▸ SOURCE EXCERPT
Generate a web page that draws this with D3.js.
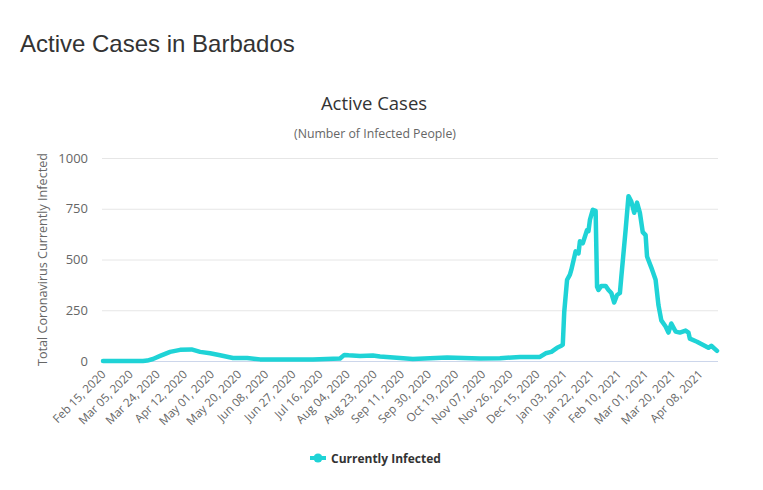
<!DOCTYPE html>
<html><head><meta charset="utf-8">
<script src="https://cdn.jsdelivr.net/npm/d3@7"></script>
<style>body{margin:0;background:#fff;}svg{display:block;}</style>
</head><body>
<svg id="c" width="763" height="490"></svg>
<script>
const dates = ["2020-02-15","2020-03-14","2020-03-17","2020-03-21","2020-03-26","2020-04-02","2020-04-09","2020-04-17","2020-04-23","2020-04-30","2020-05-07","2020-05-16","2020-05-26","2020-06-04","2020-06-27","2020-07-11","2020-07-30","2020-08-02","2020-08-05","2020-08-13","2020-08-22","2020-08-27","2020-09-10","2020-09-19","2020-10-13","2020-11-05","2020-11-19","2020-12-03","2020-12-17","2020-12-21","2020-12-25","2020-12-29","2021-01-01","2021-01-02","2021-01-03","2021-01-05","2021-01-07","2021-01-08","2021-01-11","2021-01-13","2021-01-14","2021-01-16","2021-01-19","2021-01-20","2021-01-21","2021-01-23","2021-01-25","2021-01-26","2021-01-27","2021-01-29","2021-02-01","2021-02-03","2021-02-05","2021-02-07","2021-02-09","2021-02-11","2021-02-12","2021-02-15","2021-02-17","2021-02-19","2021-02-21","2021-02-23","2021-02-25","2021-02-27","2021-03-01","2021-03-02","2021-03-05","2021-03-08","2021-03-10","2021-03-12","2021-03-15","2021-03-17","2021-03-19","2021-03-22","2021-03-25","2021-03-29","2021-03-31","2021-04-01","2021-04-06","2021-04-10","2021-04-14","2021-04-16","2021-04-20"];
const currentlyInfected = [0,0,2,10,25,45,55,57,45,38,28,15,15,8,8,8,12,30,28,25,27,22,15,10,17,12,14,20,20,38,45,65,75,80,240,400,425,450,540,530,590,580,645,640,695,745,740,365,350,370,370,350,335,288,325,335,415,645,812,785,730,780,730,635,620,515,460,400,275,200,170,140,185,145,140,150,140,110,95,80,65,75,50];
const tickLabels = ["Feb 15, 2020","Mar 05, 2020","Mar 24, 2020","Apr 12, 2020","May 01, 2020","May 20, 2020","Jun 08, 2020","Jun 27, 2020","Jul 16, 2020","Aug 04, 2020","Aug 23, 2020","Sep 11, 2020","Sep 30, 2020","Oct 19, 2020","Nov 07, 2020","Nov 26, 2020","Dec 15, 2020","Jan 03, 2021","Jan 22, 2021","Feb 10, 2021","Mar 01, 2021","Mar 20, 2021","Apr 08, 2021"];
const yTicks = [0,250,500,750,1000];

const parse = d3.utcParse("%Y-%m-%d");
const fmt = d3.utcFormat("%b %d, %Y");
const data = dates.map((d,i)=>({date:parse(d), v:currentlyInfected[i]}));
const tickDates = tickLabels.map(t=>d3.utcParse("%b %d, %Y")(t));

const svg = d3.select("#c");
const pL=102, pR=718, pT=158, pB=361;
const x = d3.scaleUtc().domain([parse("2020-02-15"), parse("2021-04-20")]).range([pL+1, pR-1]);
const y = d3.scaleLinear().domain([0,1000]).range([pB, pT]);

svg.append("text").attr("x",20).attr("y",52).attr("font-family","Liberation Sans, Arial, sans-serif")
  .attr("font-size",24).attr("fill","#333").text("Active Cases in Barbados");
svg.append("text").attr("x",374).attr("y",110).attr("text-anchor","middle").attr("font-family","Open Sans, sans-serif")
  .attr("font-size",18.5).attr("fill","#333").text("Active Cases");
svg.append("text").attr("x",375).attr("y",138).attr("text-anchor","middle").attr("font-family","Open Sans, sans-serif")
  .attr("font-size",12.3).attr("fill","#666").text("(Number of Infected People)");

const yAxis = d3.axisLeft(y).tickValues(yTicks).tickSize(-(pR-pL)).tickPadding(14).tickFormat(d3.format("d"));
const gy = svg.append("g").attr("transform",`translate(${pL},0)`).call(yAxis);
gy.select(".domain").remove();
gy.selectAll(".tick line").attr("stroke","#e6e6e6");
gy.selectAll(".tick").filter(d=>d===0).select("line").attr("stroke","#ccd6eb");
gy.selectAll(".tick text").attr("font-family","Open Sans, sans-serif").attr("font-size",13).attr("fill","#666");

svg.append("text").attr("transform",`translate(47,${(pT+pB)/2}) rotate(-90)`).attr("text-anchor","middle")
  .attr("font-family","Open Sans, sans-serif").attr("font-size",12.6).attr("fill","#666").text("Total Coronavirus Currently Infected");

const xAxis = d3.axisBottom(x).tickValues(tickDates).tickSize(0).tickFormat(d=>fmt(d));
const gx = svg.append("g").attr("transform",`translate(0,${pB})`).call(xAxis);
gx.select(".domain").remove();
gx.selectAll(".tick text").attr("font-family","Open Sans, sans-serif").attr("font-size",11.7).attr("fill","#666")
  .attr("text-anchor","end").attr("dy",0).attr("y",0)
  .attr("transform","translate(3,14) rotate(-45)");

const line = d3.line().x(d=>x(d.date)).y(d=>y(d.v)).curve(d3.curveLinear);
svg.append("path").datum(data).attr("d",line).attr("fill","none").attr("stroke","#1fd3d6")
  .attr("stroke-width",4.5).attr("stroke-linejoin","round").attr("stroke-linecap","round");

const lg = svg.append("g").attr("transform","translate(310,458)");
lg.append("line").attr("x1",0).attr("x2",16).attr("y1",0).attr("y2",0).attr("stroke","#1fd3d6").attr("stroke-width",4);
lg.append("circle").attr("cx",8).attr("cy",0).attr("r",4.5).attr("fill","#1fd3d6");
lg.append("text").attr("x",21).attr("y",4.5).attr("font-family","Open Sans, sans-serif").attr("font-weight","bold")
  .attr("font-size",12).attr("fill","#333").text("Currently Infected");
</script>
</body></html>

▸ WHAT THE TASK REQUIRES
Repeat the material above in full and exactly, apart from the pictures.

▸ RESPONSE FOR THIS EXERCISE
Generate a web page that draws this with D3.js.
<!DOCTYPE html>
<html><head><meta charset="utf-8">
<script src="https://cdn.jsdelivr.net/npm/d3@7"></script>
<style>body{margin:0;background:#fff;}svg{display:block;}</style>
</head><body>
<svg id="c" width="763" height="490"></svg>
<script>
const dates = ["2020-02-15","2020-03-14","2020-03-17","2020-03-21","2020-03-26","2020-04-02","2020-04-09","2020-04-17","2020-04-23","2020-04-30","2020-05-07","2020-05-16","2020-05-26","2020-06-04","2020-06-27","2020-07-11","2020-07-30","2020-08-02","2020-08-05","2020-08-13","2020-08-22","2020-08-27","2020-09-10","2020-09-19","2020-10-13","2020-11-05","2020-11-19","2020-12-03","2020-12-17","2020-12-21","2020-12-25","2020-12-29","2021-01-01","2021-01-02","2021-01-03","2021-01-05","2021-01-07","2021-01-08","2021-01-11","2021-01-13","2021-01-14","2021-01-16","2021-01-19","2021-01-20","2021-01-21","2021-01-23","2021-01-25","2021-01-26","2021-01-27","2021-01-29","2021-02-01","2021-02-03","2021-02-05","2021-02-07","2021-02-09","2021-02-11","2021-02-12","2021-02-15","2021-02-17","2021-02-19","2021-02-21","2021-02-23","2021-02-25","2021-02-27","2021-03-01","2021-03-02","2021-03-05","2021-03-08","2021-03-10","2021-03-12","2021-03-15","2021-03-17","2021-03-19","2021-03-22","2021-03-25","2021-03-29","2021-03-31","2021-04-01","2021-04-06","2021-04-10","2021-04-14","2021-04-16","2021-04-20"];
const currentlyInfected = [0,0,2,10,25,45,55,57,45,38,28,15,15,8,8,8,12,30,28,25,27,22,15,10,17,12,14,20,20,38,45,65,75,80,240,400,425,450,540,530,590,580,645,640,695,745,740,365,350,370,370,350,335,288,325,335,415,645,812,785,730,780,730,635,620,515,460,400,275,200,170,140,185,145,140,150,140,110,95,80,65,75,50];
const tickLabels = ["Feb 15, 2020","Mar 05, 2020","Mar 24, 2020","Apr 12, 2020","May 01, 2020","May 20, 2020","Jun 08, 2020","Jun 27, 2020","Jul 16, 2020","Aug 04, 2020","Aug 23, 2020","Sep 11, 2020","Sep 30, 2020","Oct 19, 2020","Nov 07, 2020","Nov 26, 2020","Dec 15, 2020","Jan 03, 2021","Jan 22, 2021","Feb 10, 2021","Mar 01, 2021","Mar 20, 2021","Apr 08, 2021"];
const yTicks = [0,250,500,750,1000];

const parse = d3.utcParse("%Y-%m-%d");
const fmt = d3.utcFormat("%b %d, %Y");
const data = dates.map((d,i)=>({date:parse(d), v:currentlyInfected[i]}));
const tickDates = tickLabels.map(t=>d3.utcParse("%b %d, %Y")(t));

const svg = d3.select("#c");
const pL=102, pR=718, pT=158, pB=361;
const x = d3.scaleUtc().domain([parse("2020-02-15"), parse("2021-04-20")]).range([pL+1, pR-1]);
const y = d3.scaleLinear().domain([0,1000]).range([pB, pT]);

svg.append("text").attr("x",20).attr("y",52).attr("font-family","Liberation Sans, Arial, sans-serif")
  .attr("font-size",24).attr("fill","#333").text("Active Cases in Barbados");
svg.append("text").attr("x",374).attr("y",110).attr("text-anchor","middle").attr("font-family","Open Sans, sans-serif")
  .attr("font-size",18.5).attr("fill","#333").text("Active Cases");
svg.append("text").attr("x",375).attr("y",138).attr("text-anchor","middle").attr("font-family","Open Sans, sans-serif")
  .attr("font-size",12.3).attr("fill","#666").text("(Number of Infected People)");

const yAxis = d3.axisLeft(y).tickValues(yTicks).tickSize(-(pR-pL)).tickPadding(14).tickFormat(d3.format("d"));
const gy = svg.append("g").attr("transform",`translate(${pL},0)`).call(yAxis);
gy.select(".domain").remove();
gy.selectAll(".tick line").attr("stroke","#e6e6e6");
gy.selectAll(".tick").filter(d=>d===0).select("line").attr("stroke","#ccd6eb");
gy.selectAll(".tick text").attr("font-family","Open Sans, sans-serif").attr("font-size",13).attr("fill","#666");

svg.append("text").attr("transform",`translate(47,${(pT+pB)/2}) rotate(-90)`).attr("text-anchor","middle")
  .attr("font-family","Open Sans, sans-serif").attr("font-size",12.6).attr("fill","#666").text("Total Coronavirus Currently Infected");

const xAxis = d3.axisBottom(x).tickValues(tickDates).tickSize(0).tickFormat(d=>fmt(d));
const gx = svg.append("g").attr("transform",`translate(0,${pB})`).call(xAxis);
gx.select(".domain").remove();
gx.selectAll(".tick text").attr("font-family","Open Sans, sans-serif").attr("font-size",11.7).attr("fill","#666")
  .attr("text-anchor","end").attr("dy",0).attr("y",0)
  .attr("transform","translate(3,14) rotate(-45)");

const line = d3.line().x(d=>x(d.date)).y(d=>y(d.v)).curve(d3.curveLinear);
svg.append("path").datum(data).attr("d",line).attr("fill","none").attr("stroke","#1fd3d6")
  .attr("stroke-width",4.5).attr("stroke-linejoin","round").attr("stroke-linecap","round");

const lg = svg.append("g").attr("transform","translate(310,458)");
lg.append("line").attr("x1",0).attr("x2",16).attr("y1",0).attr("y2",0).attr("stroke","#1fd3d6").attr("stroke-width",4);
lg.append("circle").attr("cx",8).attr("cy",0).attr("r",4.5).attr("fill","#1fd3d6");
lg.append("text").attr("x",21).attr("y",4.5).attr("font-family","Open Sans, sans-serif").attr("font-weight","bold")
  .attr("font-size",12).attr("fill","#333").text("Currently Infected");
</script>
</body></html>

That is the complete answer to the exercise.